Mastering Motion on a Plane: Solving the Defiance Drake Question

[CJoy]

Homework Statement

Defiance Drake is fleeing a Cubarb parasite (evil creatures which are floating multicolored cubes and eat humans) in a seemingly derelict cargo freighter. In addition to the recoil she gained from flinging her air cannister at the parasite, she once more uses her jet boots to give herself a velocity of 5 m/s (as a reminder her mass is 70 kg). Ahead of her, the corridor takes a 90 degree turn to the right. Defiance grabs a handhold on the wall intending to swing around the corner (describing part of a circle). If her arms can provide up to 3000 N of force before buckling, and are 0.85m long, can she make the turn? If she makes the turn (at constant speed), how would her velocity change?

Relevant Equations

F=ma
a=v^2/r
F=mv^2/r
a(x)=(-pCA/2m)*v(x)*sqrt(v(x)^2+v(y)^2)
a(y)=-g-(-pCA/2m)*v(y)*sqrt(v(x)^2+v(y)^2)

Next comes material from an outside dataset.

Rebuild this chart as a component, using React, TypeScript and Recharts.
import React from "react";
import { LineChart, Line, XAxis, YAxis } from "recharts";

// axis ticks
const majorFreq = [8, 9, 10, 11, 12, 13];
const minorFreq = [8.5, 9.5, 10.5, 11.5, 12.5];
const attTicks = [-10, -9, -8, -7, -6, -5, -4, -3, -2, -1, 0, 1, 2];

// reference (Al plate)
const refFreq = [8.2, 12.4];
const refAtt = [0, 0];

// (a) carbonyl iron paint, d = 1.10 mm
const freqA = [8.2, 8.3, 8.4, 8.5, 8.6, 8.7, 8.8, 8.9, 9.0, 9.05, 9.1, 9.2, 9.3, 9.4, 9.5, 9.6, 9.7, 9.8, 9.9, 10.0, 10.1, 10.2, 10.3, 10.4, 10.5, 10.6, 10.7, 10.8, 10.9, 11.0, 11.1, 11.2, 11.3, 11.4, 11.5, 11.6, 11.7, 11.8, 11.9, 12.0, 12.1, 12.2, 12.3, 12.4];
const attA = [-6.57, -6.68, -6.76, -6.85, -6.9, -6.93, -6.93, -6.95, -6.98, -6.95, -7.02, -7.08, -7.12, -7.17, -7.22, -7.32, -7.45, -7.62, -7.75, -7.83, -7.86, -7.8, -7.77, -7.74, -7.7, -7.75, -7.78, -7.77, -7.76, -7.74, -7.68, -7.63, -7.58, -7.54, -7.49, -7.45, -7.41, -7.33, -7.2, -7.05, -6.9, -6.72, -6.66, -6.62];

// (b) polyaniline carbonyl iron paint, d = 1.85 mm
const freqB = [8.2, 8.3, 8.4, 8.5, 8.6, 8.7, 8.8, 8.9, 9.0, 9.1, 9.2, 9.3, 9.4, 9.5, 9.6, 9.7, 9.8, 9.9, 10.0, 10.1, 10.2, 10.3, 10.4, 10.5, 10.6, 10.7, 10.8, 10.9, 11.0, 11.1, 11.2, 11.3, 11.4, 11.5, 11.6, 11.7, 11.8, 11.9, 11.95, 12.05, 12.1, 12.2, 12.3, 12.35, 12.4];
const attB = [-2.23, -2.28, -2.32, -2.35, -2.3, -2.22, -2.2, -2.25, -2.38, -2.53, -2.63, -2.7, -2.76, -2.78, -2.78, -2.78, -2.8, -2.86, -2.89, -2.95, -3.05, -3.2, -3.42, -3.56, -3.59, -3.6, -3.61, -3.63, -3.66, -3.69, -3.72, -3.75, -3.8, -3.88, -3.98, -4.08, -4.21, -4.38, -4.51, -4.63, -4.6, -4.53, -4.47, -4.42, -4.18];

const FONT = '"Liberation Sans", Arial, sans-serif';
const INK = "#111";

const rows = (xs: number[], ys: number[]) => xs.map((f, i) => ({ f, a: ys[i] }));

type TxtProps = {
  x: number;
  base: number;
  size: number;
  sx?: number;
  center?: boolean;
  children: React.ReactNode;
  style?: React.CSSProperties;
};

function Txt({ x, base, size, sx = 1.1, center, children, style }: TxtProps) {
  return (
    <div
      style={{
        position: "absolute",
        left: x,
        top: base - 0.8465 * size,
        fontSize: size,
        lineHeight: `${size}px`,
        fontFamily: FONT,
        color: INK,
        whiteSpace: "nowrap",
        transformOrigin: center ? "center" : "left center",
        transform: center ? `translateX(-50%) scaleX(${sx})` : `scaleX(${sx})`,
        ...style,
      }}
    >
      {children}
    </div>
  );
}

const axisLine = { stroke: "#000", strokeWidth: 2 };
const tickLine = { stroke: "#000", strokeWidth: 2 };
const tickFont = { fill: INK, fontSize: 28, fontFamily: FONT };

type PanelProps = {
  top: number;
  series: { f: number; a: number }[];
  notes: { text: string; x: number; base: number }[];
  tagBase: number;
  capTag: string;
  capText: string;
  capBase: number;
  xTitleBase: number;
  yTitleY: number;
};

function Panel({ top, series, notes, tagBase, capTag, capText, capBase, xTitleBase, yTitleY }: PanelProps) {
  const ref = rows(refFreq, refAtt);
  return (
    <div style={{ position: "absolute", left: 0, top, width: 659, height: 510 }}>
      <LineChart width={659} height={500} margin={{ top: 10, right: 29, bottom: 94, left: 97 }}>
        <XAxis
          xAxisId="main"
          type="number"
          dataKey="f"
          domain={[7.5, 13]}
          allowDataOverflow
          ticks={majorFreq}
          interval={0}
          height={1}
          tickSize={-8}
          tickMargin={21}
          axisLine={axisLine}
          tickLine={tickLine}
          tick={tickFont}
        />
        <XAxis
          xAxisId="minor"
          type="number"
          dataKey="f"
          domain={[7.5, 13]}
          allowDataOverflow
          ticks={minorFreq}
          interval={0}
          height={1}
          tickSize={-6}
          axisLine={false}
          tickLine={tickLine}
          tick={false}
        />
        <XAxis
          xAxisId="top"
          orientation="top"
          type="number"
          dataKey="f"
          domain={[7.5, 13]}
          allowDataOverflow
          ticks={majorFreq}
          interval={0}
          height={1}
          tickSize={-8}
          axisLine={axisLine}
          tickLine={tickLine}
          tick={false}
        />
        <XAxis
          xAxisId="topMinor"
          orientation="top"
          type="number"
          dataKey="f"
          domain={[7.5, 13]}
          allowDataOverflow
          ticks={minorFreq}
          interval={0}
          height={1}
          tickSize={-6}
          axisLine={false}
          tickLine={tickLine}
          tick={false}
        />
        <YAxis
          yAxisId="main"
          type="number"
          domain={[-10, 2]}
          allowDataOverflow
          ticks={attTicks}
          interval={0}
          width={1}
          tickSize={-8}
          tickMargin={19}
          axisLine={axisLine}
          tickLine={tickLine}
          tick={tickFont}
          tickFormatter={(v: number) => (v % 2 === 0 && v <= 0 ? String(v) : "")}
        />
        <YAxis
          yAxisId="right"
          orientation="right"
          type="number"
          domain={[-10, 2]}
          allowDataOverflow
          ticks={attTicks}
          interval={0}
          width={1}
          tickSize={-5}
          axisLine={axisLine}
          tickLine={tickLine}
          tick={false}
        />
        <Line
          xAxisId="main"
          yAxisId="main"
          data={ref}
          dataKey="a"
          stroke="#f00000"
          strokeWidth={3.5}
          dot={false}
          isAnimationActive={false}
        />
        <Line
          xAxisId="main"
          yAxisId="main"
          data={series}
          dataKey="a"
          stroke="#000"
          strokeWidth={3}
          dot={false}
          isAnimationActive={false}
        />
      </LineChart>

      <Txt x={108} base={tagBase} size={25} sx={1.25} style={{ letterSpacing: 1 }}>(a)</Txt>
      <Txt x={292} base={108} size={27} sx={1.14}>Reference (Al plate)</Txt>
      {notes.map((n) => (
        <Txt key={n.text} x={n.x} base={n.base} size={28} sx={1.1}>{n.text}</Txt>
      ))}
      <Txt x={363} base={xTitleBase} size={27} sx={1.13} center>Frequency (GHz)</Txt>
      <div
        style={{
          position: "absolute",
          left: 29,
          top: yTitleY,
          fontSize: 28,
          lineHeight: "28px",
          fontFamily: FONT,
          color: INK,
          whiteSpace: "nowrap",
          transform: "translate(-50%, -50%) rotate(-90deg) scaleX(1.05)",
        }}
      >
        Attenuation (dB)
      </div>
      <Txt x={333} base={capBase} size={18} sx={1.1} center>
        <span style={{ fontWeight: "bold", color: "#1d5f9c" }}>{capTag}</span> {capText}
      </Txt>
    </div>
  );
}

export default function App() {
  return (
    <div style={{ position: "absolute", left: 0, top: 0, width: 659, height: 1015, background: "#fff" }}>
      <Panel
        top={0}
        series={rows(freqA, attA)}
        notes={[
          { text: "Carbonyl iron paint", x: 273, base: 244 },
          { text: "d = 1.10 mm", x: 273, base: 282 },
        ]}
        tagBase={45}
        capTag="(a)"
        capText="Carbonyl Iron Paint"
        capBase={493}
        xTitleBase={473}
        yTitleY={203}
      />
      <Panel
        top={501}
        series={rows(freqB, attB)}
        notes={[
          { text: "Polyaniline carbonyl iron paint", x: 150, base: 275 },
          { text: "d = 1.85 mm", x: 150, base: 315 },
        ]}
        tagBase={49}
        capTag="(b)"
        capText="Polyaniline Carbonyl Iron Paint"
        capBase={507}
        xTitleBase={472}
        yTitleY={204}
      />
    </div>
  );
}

This is the start of a new topic (Dynamics 2: Motion on a Plane) and I don't know how to start the problem

 

[haruspex]

Homework Statement: Defiance Drake is fleeing a Cubarb parasite (evil creatures which are floating multicolored cubes and eat humans) in a seemingly derelict cargo freighter. In addition to the recoil she gained from flinging her air cannister at the parasite, she once more uses her jet boots to give herself a velocity of 5 m/s (as a reminder her mass is 70 kg). Ahead of her, the corridor takes a 90 degree turn to the right. Defiance grabs a handhold on the wall intending to swing around the corner (describing part of a circle). If her arms can provide up to 3000 N of force before buckling, and are 0.85m long, can she make the turn? If she makes the turn (at constant speed), how would her velocity change?
Homework Equations: F=ma
a=v^2/r
F=mv^2/r
a(x)=(-pCA/2m)*v(x)*sqrt(v(x)^2+v(y)^2)
a(y)=-g-(-pCA/2m)*v(y)*sqrt(v(x)^2+v(y)^2)

This is the start of a new topic (Dynamics 2: Motion on a Plane) and I don't know how to start the problem

You may be confused by the reference to her arms buckling. I am.
I would assume the handhold is on the right-hand wall, and the problem is not whether her arms would buckle but whether (either) her arms would dislocate or her hands lose their grip. I.e. the arms are under tension, not compression.
You have quoted a suitable equation. Apply it.